One key question discussed is what happens when there’s erosion to the property tax base in communities when an office building defaults on its existing debt.

Whether that debt is taken on for renovations or is a previous mortgage — lenders such as banks — are typically not interested in becoming property owners and managers. Especially when there’s less demand than ever for office leases, that means the building owners aren’t generating the same amount of money with tenants inside the property.

In the suburbs, there’s likely more restrictive zoning than within city limits which could be, “a difficult process for a lot of developers thinking about what to do with some of these buildings that should be something other than what it’s currently,” Cummins said, which is why conversations between municipal leaders and developers need to happen sooner rather than later, she argued.

“You may ask why is the township [or city] going to be interested in having this conversation [about office space] with a bunch of developers,” Cummins queried.

Worker Recovery Rate in the Center City Commercial Districts tracked by the Center City District using Placer.ai data for November 2023. (Courtesy of the Center City District)

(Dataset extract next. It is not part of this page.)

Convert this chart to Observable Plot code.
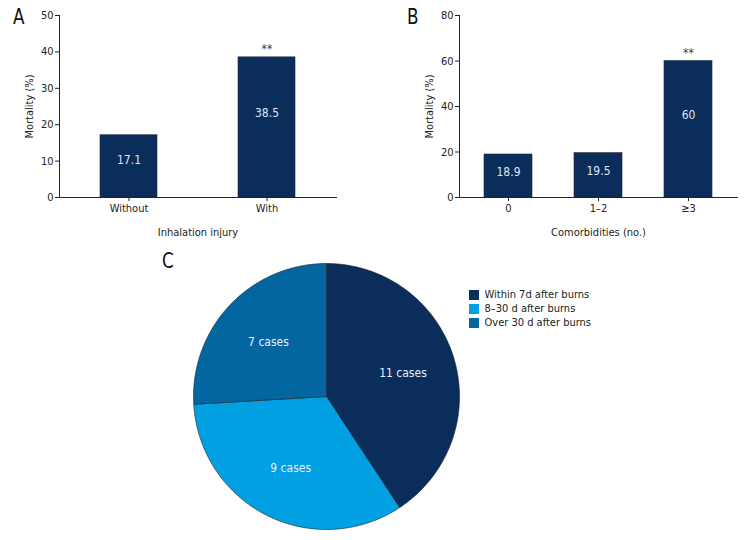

The woes of the office building market might seem like only a problem for commercial real estate professionals, but Cummins said it should be an economic development issue for everyone.

“If all of these [Class B and below] buildings are sitting around and they’re vacant and they’re not being looked at and adapted, that tax base is going to suffer,” she said. “And those communities are going to suffer.”

For a city like Philadelphia, which relies on a combination of city wage taxes, business taxes and property taxes for its budget — some worry about the city’s shrinking revenue as there are fewer high wage earners working within city limits because they’ve opted to keep working remotely and the business they work for are no longer leasing office space in Center City.